(WHAT THE TASK REQUIRES): The records below are to be quoted in full; please keep every word exact.

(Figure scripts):
· · · · · · ·
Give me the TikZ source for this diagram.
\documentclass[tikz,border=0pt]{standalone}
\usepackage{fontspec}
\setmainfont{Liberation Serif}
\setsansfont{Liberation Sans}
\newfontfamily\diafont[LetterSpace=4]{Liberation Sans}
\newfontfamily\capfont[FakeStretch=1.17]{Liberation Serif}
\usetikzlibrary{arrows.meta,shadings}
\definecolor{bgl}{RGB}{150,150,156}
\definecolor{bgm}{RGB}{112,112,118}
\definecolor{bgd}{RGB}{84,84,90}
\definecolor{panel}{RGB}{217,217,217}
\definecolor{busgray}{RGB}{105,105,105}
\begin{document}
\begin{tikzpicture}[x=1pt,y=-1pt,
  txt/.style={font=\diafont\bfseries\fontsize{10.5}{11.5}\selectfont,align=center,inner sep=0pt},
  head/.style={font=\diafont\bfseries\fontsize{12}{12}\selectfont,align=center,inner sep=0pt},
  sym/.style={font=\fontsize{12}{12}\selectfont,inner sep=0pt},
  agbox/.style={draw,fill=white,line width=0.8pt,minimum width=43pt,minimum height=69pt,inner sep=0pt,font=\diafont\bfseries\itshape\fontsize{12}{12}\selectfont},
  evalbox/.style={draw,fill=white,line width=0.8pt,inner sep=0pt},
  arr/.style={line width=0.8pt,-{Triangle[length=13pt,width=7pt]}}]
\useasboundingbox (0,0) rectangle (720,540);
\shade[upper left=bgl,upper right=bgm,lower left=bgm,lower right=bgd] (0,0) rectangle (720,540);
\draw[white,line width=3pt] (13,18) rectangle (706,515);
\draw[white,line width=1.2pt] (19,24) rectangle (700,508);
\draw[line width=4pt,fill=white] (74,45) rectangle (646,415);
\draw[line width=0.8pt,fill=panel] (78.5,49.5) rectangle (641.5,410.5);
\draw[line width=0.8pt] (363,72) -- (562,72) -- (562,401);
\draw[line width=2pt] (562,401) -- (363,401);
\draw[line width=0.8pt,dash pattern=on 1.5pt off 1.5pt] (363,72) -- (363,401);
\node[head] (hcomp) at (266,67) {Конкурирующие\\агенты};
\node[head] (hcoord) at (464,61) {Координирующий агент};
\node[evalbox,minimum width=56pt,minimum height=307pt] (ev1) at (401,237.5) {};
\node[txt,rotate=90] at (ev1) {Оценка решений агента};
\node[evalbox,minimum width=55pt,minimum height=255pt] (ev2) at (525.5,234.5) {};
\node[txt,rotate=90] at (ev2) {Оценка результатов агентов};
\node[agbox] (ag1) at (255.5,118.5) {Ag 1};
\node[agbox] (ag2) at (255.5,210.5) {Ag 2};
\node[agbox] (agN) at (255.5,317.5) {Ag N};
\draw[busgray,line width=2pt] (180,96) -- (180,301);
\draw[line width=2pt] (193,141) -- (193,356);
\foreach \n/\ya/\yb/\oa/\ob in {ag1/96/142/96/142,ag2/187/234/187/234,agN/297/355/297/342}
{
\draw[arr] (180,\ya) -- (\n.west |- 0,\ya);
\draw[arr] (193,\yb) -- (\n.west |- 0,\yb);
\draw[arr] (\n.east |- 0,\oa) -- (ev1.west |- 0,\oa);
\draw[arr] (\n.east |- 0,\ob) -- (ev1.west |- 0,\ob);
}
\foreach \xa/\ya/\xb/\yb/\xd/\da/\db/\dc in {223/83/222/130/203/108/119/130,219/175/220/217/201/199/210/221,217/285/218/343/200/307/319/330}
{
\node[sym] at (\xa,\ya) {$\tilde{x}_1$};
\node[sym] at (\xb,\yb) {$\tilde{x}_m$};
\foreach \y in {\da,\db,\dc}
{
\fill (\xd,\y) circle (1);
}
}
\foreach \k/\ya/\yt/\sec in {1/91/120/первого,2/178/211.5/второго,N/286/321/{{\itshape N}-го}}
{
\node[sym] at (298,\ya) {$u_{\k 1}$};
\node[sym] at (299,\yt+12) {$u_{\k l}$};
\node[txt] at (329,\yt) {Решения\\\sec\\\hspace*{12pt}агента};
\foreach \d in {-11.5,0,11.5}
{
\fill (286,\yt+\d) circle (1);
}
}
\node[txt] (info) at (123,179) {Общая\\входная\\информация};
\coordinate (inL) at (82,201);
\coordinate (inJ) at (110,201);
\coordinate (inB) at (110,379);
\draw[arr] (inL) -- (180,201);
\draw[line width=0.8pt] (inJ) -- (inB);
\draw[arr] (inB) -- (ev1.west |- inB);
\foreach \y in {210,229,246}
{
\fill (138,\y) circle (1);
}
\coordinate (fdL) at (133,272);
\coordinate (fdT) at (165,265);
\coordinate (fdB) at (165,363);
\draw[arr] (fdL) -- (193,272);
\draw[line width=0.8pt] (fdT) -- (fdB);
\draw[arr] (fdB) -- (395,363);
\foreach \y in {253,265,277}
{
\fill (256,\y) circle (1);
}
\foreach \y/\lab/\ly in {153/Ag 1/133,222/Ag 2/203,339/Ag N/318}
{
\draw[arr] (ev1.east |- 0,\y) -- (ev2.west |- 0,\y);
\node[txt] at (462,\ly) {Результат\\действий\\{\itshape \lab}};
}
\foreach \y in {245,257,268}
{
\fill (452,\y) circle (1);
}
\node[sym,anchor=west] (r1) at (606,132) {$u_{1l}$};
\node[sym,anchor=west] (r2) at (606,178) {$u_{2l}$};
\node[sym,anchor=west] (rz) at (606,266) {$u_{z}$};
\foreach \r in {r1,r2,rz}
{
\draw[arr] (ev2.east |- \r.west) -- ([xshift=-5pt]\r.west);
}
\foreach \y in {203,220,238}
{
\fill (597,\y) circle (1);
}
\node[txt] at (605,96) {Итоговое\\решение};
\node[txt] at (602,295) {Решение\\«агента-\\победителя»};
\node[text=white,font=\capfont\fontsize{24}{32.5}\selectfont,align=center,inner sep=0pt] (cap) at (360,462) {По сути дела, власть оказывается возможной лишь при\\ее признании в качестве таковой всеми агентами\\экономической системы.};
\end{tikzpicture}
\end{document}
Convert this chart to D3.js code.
· · · · · · ·
(ANSWER TO THE EXERCISE):
Give me the TikZ source for this diagram.
\documentclass[tikz,border=0pt]{standalone}
\usepackage{fontspec}
\setmainfont{Liberation Serif}
\setsansfont{Liberation Sans}
\newfontfamily\diafont[LetterSpace=4]{Liberation Sans}
\newfontfamily\capfont[FakeStretch=1.17]{Liberation Serif}
\usetikzlibrary{arrows.meta,shadings}
\definecolor{bgl}{RGB}{150,150,156}
\definecolor{bgm}{RGB}{112,112,118}
\definecolor{bgd}{RGB}{84,84,90}
\definecolor{panel}{RGB}{217,217,217}
\definecolor{busgray}{RGB}{105,105,105}
\begin{document}
\begin{tikzpicture}[x=1pt,y=-1pt,
  txt/.style={font=\diafont\bfseries\fontsize{10.5}{11.5}\selectfont,align=center,inner sep=0pt},
  head/.style={font=\diafont\bfseries\fontsize{12}{12}\selectfont,align=center,inner sep=0pt},
  sym/.style={font=\fontsize{12}{12}\selectfont,inner sep=0pt},
  agbox/.style={draw,fill=white,line width=0.8pt,minimum width=43pt,minimum height=69pt,inner sep=0pt,font=\diafont\bfseries\itshape\fontsize{12}{12}\selectfont},
  evalbox/.style={draw,fill=white,line width=0.8pt,inner sep=0pt},
  arr/.style={line width=0.8pt,-{Triangle[length=13pt,width=7pt]}}]
\useasboundingbox (0,0) rectangle (720,540);
\shade[upper left=bgl,upper right=bgm,lower left=bgm,lower right=bgd] (0,0) rectangle (720,540);
\draw[white,line width=3pt] (13,18) rectangle (706,515);
\draw[white,line width=1.2pt] (19,24) rectangle (700,508);
\draw[line width=4pt,fill=white] (74,45) rectangle (646,415);
\draw[line width=0.8pt,fill=panel] (78.5,49.5) rectangle (641.5,410.5);
\draw[line width=0.8pt] (363,72) -- (562,72) -- (562,401);
\draw[line width=2pt] (562,401) -- (363,401);
\draw[line width=0.8pt,dash pattern=on 1.5pt off 1.5pt] (363,72) -- (363,401);
\node[head] (hcomp) at (266,67) {Конкурирующие\\агенты};
\node[head] (hcoord) at (464,61) {Координирующий агент};
\node[evalbox,minimum width=56pt,minimum height=307pt] (ev1) at (401,237.5) {};
\node[txt,rotate=90] at (ev1) {Оценка решений агента};
\node[evalbox,minimum width=55pt,minimum height=255pt] (ev2) at (525.5,234.5) {};
\node[txt,rotate=90] at (ev2) {Оценка результатов агентов};
\node[agbox] (ag1) at (255.5,118.5) {Ag 1};
\node[agbox] (ag2) at (255.5,210.5) {Ag 2};
\node[agbox] (agN) at (255.5,317.5) {Ag N};
\draw[busgray,line width=2pt] (180,96) -- (180,301);
\draw[line width=2pt] (193,141) -- (193,356);
\foreach \n/\ya/\yb/\oa/\ob in {ag1/96/142/96/142,ag2/187/234/187/234,agN/297/355/297/342}
{
\draw[arr] (180,\ya) -- (\n.west |- 0,\ya);
\draw[arr] (193,\yb) -- (\n.west |- 0,\yb);
\draw[arr] (\n.east |- 0,\oa) -- (ev1.west |- 0,\oa);
\draw[arr] (\n.east |- 0,\ob) -- (ev1.west |- 0,\ob);
}
\foreach \xa/\ya/\xb/\yb/\xd/\da/\db/\dc in {223/83/222/130/203/108/119/130,219/175/220/217/201/199/210/221,217/285/218/343/200/307/319/330}
{
\node[sym] at (\xa,\ya) {$\tilde{x}_1$};
\node[sym] at (\xb,\yb) {$\tilde{x}_m$};
\foreach \y in {\da,\db,\dc}
{
\fill (\xd,\y) circle (1);
}
}
\foreach \k/\ya/\yt/\sec in {1/91/120/первого,2/178/211.5/второго,N/286/321/{{\itshape N}-го}}
{
\node[sym] at (298,\ya) {$u_{\k 1}$};
\node[sym] at (299,\yt+12) {$u_{\k l}$};
\node[txt] at (329,\yt) {Решения\\\sec\\\hspace*{12pt}агента};
\foreach \d in {-11.5,0,11.5}
{
\fill (286,\yt+\d) circle (1);
}
}
\node[txt] (info) at (123,179) {Общая\\входная\\информация};
\coordinate (inL) at (82,201);
\coordinate (inJ) at (110,201);
\coordinate (inB) at (110,379);
\draw[arr] (inL) -- (180,201);
\draw[line width=0.8pt] (inJ) -- (inB);
\draw[arr] (inB) -- (ev1.west |- inB);
\foreach \y in {210,229,246}
{
\fill (138,\y) circle (1);
}
\coordinate (fdL) at (133,272);
\coordinate (fdT) at (165,265);
\coordinate (fdB) at (165,363);
\draw[arr] (fdL) -- (193,272);
\draw[line width=0.8pt] (fdT) -- (fdB);
\draw[arr] (fdB) -- (395,363);
\foreach \y in {253,265,277}
{
\fill (256,\y) circle (1);
}
\foreach \y/\lab/\ly in {153/Ag 1/133,222/Ag 2/203,339/Ag N/318}
{
\draw[arr] (ev1.east |- 0,\y) -- (ev2.west |- 0,\y);
\node[txt] at (462,\ly) {Результат\\действий\\{\itshape \lab}};
}
\foreach \y in {245,257,268}
{
\fill (452,\y) circle (1);
}
\node[sym,anchor=west] (r1) at (606,132) {$u_{1l}$};
\node[sym,anchor=west] (r2) at (606,178) {$u_{2l}$};
\node[sym,anchor=west] (rz) at (606,266) {$u_{z}$};
\foreach \r in {r1,r2,rz}
{
\draw[arr] (ev2.east |- \r.west) -- ([xshift=-5pt]\r.west);
}
\foreach \y in {203,220,238}
{
\fill (597,\y) circle (1);
}
\node[txt] at (605,96) {Итоговое\\решение};
\node[txt] at (602,295) {Решение\\«агента-\\победителя»};
\node[text=white,font=\capfont\fontsize{24}{32.5}\selectfont,align=center,inner sep=0pt] (cap) at (360,462) {По сути дела, власть оказывается возможной лишь при\\ее признании в качестве таковой всеми агентами\\экономической системы.};
\end{tikzpicture}
\end{document}
Convert this chart to D3.js code.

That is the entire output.